*SUPPLIED DATA*.
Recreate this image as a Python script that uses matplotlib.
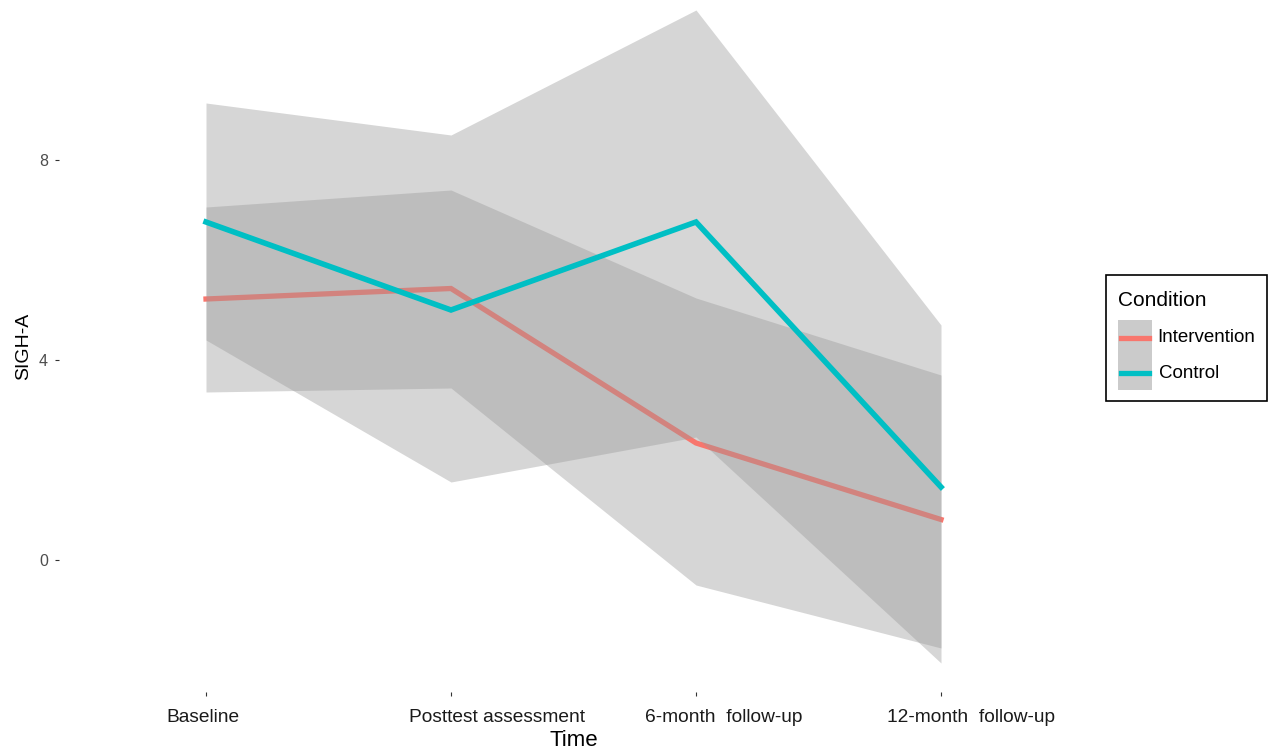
import matplotlib
matplotlib.use("Agg")
import matplotlib.pyplot as plt
from matplotlib.lines import Line2D
from matplotlib.patches import Rectangle
from matplotlib.transforms import offset_copy

# Assessment points
time_points = ["Baseline", "Posttest assessment", "6-month  follow-up", "12-month  follow-up"]

# SIGH-A means and interval bounds per condition
intervention_mean = [5.22, 5.43, 2.34, 0.81]
intervention_lower = [3.36, 3.44, -0.50, -1.76]
intervention_upper = [7.06, 7.40, 5.24, 3.70]

control_mean = [6.76, 5.00, 6.76, 1.46]
control_lower = [4.40, 1.56, 2.46, -2.06]
control_upper = [9.14, 8.50, 11.00, 4.70]

conditions = ["Intervention", "Control"]
y_ticks = [0, 4, 8]

RED = "#F8766D"
CYAN = "#00BFC4"
RIBBON = "#999999"

plt.rcParams["font.family"] = ["Liberation Sans", "DejaVu Sans"]
NARROW = ["Liberation Sans Narrow", "Liberation Sans", "DejaVu Sans"]

W, H = 1269, 755
fig = plt.figure(figsize=(W / 100, H / 100), dpi=100)
ax = fig.add_axes([59 / W, 63 / H, 1029 / W, 692 / H])

x = list(range(1, len(time_points) + 1))

ax.fill_between(x, intervention_lower, intervention_upper, color=RIBBON, alpha=0.4, lw=0, zorder=1)
ax.plot(x, intervention_mean, color=RED, lw=3.8, solid_joinstyle="miter", zorder=2)
ax.fill_between(x, control_lower, control_upper, color=RIBBON, alpha=0.4, lw=0, zorder=3)
ax.plot(x, control_mean, color=CYAN, lw=4.0, solid_joinstyle="miter", zorder=4)

ax.set_xlim(0.4, 4.6)
ax.set_ylim(-2.64, 11.2)
ax.set_xticks(x)
ax.set_xticklabels([])
ax.set_yticks(y_ticks)
ax.set_yticklabels([str(v) for v in y_ticks], fontsize=11.5, color="#4D4D4D")
ax.tick_params(axis="both", length=3, width=0.8, color="#333333")
ax.tick_params(axis="y", pad=5)
for s in ax.spines.values():
    s.set_visible(False)
ax.set_facecolor("white")

# Category labels start a little left of each tick
label_shift = [-40, -42, -51, -54]
for xi, lab, dx in zip(x, time_points, label_shift):
    tr = offset_copy(ax.get_xaxis_transform(), fig=fig, x=dx, y=-26, units="dots")
    ax.text(xi, 0, lab, transform=tr, ha="left", va="center", fontsize=13.8,
            family=NARROW, color="#1A1A1A", clip_on=False)

ax.set_xlabel("Time", fontsize=16, family=NARROW)
ax.xaxis.set_label_coords(0.5, -49 / 692)
ax.xaxis.label.set_va("center")
ax.set_ylabel("SIGH-A", fontsize=14, labelpad=5)

# Legend box drawn in pixel coordinates
def px(xp, yp):
    return xp / W, 1 - yp / H

tf = fig.transFigure
x0, y0 = px(1106, 401)
fig.add_artist(Rectangle((x0, y0), 161 / W, 126 / H, transform=tf, facecolor="white",
                         edgecolor="black", lw=1.2))
fig.text(*px(1118, 300), "Condition", transform=tf, fontsize=15, va="center", ha="left")
kx, ky = px(1118, 390)
fig.add_artist(Rectangle((kx, ky), 34 / W, 70 / H, transform=tf, facecolor="#CBCBCB", lw=0))
for cond, col, yp, xt in zip(conditions, [RED, CYAN], [338, 373], [1157, 1159]):
    xa, ya = px(1121, yp)
    xb, _ = px(1149, yp)
    fig.add_artist(Line2D([xa, xb], [ya, ya], transform=tf, color=col, lw=3.8))
    fig.text(*px(xt, yp), cond, transform=tf, fontsize=13.5, va="center", ha="left")

fig.savefig("out.png", dpi=100, facecolor="white")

*SET PROBLEM*. Pictures are excluded: retype only the lines from the beginning of the listing above through the line with "from matplotlib.transforms import offset_copy", both included.

*RESPONSE TO THE TASK*.
Recreate this image as a Python script that uses matplotlib.
import matplotlib
matplotlib.use("Agg")
import matplotlib.pyplot as plt
from matplotlib.lines import Line2D
from matplotlib.patches import Rectangle
from matplotlib.transforms import offset_copy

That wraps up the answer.